Abstract

There is scant evidence on the level of arts education available in U.S. public schools and how this has changed over time. In this paper, I present new evidence on broad trends in arts education in U.S. public schools from 1988 through 2018 using nationally representative data from the Schools and Staffing Survey (SASS) and the National Teachers and Principals Survey (NTPS) and administrative data from North Carolina. Both the SASS/NTPS and North Carolina data cover several school years after the Every Student Succeeds Act was passed in 2015, which may have impacted arts education. I first calculate the percentage of full-time teachers whose main teaching assignment is in the arts. In the aggregate, about 5.5% of public school teachers are arts teachers, and this has been stable for decades. There are substantial regional differences that have also changed little. I also find substantial and persistent differences by school characteristics: Schools with higher percentages of both Black, Indigenous, and people of color (BIPOC) and low-income students consistently have a lower percentage of full-time arts teachers than other schools.

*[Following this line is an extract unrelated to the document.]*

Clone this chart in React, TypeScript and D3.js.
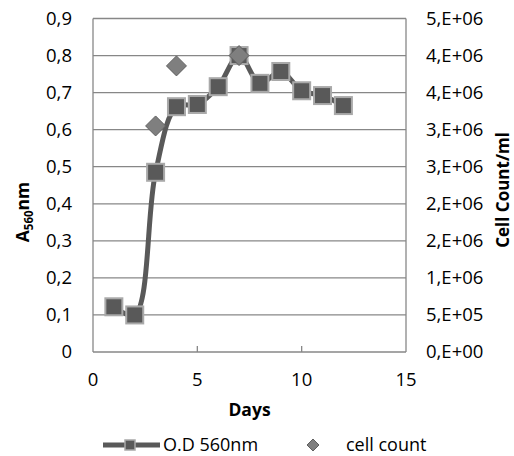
import React from "react";
import * as d3 from "d3";

const days = [1, 2, 3, 4, 5, 6, 7, 8, 9, 10, 11, 12];
const odValues = [0.122, 0.1, 0.485, 0.662, 0.668, 0.716, 0.8, 0.725, 0.757, 0.705, 0.692, 0.665];
const cellDays = [3, 4, 7];
const cellCounts = [3.05e6, 3.86e6, 4.0e6];

const xTicks = [0, 5, 10, 15];
const leftTicks = [0, 0.1, 0.2, 0.3, 0.4, 0.5, 0.6, 0.7, 0.8, 0.9];
const leftTickLabels = ["0", "0,1", "0,2", "0,3", "0,4", "0,5", "0,6", "0,7", "0,8", "0,9"];
const rightTicks = [0, 5e5, 1e6, 1.5e6, 2e6, 2.5e6, 3e6, 3.5e6, 4e6, 4.5e6];
const rightTickLabels = ["0,E+00", "5,E+05", "1,E+06", "2,E+06", "2,E+06", "3,E+06", "3,E+06", "4,E+06", "4,E+06", "5,E+06"];

const W = 514;
const H = 456;
const L = 93, R = 406, T = 18.5, B = 352;
const FONT = "'Open Sans', sans-serif";
const TICK_FS = 18.5;

export default function App() {
  const x = d3.scaleLinear().domain([0, 15]).range([L, R]);
  const yL = d3.scaleLinear().domain([0, 0.9]).range([B, T]);
  const yR = d3.scaleLinear().domain([0, 4.5e6]).range([B, T]);

  const line = d3
    .line<number>()
    .x((_, i) => x(days[i]))
    .y((d) => yL(d))
    .curve(d3.curveCatmullRom.alpha(0.5));

  const grid = "#878787";
  const sq = 17;
  const dm = 10;
  const diamond = (cx: number, cy: number, r: number) =>
    `M${cx},${cy - r}L${cx + r},${cy}L${cx},${cy + r}L${cx - r},${cy}Z`;

  return (
    <svg width={W} height={H} style={{ display: "block", position: "absolute", left: 0, top: 0 }} fontFamily={FONT}>
      <rect width={W} height={H} fill="#fff" />
      {leftTicks.map((t) => (
        <line key={t} x1={L} x2={R} y1={yL(t)} y2={yL(t)} stroke={grid} strokeWidth={1.3} />
      ))}
      <line x1={L} x2={L} y1={T} y2={B} stroke={grid} strokeWidth={1.3} />
      <line x1={R} x2={R} y1={T} y2={B} stroke={grid} strokeWidth={1.3} />
      {xTicks.slice(1, -1).map((t) => (
        <line key={t} x1={x(t)} x2={x(t)} y1={B} y2={B - 6} stroke={grid} strokeWidth={1.3} />
      ))}
      {leftTicks.map((t, i) => (
        <text key={t} x={72} y={yL(t)} dy="0.35em" textAnchor="end" fontSize={TICK_FS} fill="#000">
          {leftTickLabels[i]}
        </text>
      ))}
      {rightTicks.map((t, i) => (
        <text key={t} x={426} y={yR(t)} dy="0.35em" textAnchor="start" fontSize={TICK_FS} fill="#000">
          {rightTickLabels[i]}
        </text>
      ))}
      {xTicks.map((t) => (
        <text key={t} x={x(t)} y={380} dy="0.35em" textAnchor="middle" fontSize={TICK_FS} fill="#000">
          {t}
        </text>
      ))}
      <text x={(L + R) / 2} y={410} dy="0.35em" textAnchor="middle" fontSize={17.5} fontWeight="bold">
        Days
      </text>
      <text transform="translate(29,212) rotate(-90)" textAnchor="middle" fontSize={17.5} fontWeight="bold">
        A<tspan fontSize={11.5} dy={4}>560</tspan>
        <tspan dy={-4}>nm</tspan>
      </text>
      <text transform="translate(509,190) rotate(-90)" textAnchor="middle" fontSize={17} fontWeight="bold">
        Cell Count/ml
      </text>

      <path d={line(odValues) || ""} fill="none" stroke="#595959" strokeWidth={5} />
      {odValues.map((v, i) => (
        <rect
          key={i}
          x={x(days[i]) - sq / 2}
          y={yL(v) - sq / 2}
          width={sq}
          height={sq}
          fill="#595959"
          stroke="#a9a9a9"
          strokeWidth={2}
        />
      ))}
      {cellCounts.map((v, i) => (
        <path key={i} d={diamond(x(cellDays[i]), yR(v), dm)} fill="#7f7f7f" stroke="#5f5f5f" strokeWidth={1} />
      ))}

      <line x1={103} x2={160} y1={445} y2={445} stroke="#595959" strokeWidth={5} />
      <rect x={125} y={440} width={10} height={10} fill="#595959" stroke="#a9a9a9" strokeWidth={1.5} />
      <text x={163} y={445} dy="0.35em" fontSize={18}>
        O.D 560nm
      </text>
      <path d={diamond(313, 445, 6)} fill="#7f7f7f" stroke="#5f5f5f" strokeWidth={1} />
      <text x={346} y={445} dy="0.35em" fontSize={18}>
        cell count
      </text>
    </svg>
  );
}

I also examine of school-level and student-level trends in arts access using administrative data from North Carolina from 1998–2013. I find narrowing gaps in the presence of licensed art teachers between low-performing schools and other schools, and high-BIPOC schools and other schools. I also assess access to the arts at the student level from 2007–2018. I find narrowing gaps in arts enrollment between White students and Black and Hispanic students, consistent with the school-level trends I report. This descriptive evidence from both national and North Carolina data improves our understanding of how arts have been prioritized by schools in recent decades and highlights gaps in access students have had to the arts over time.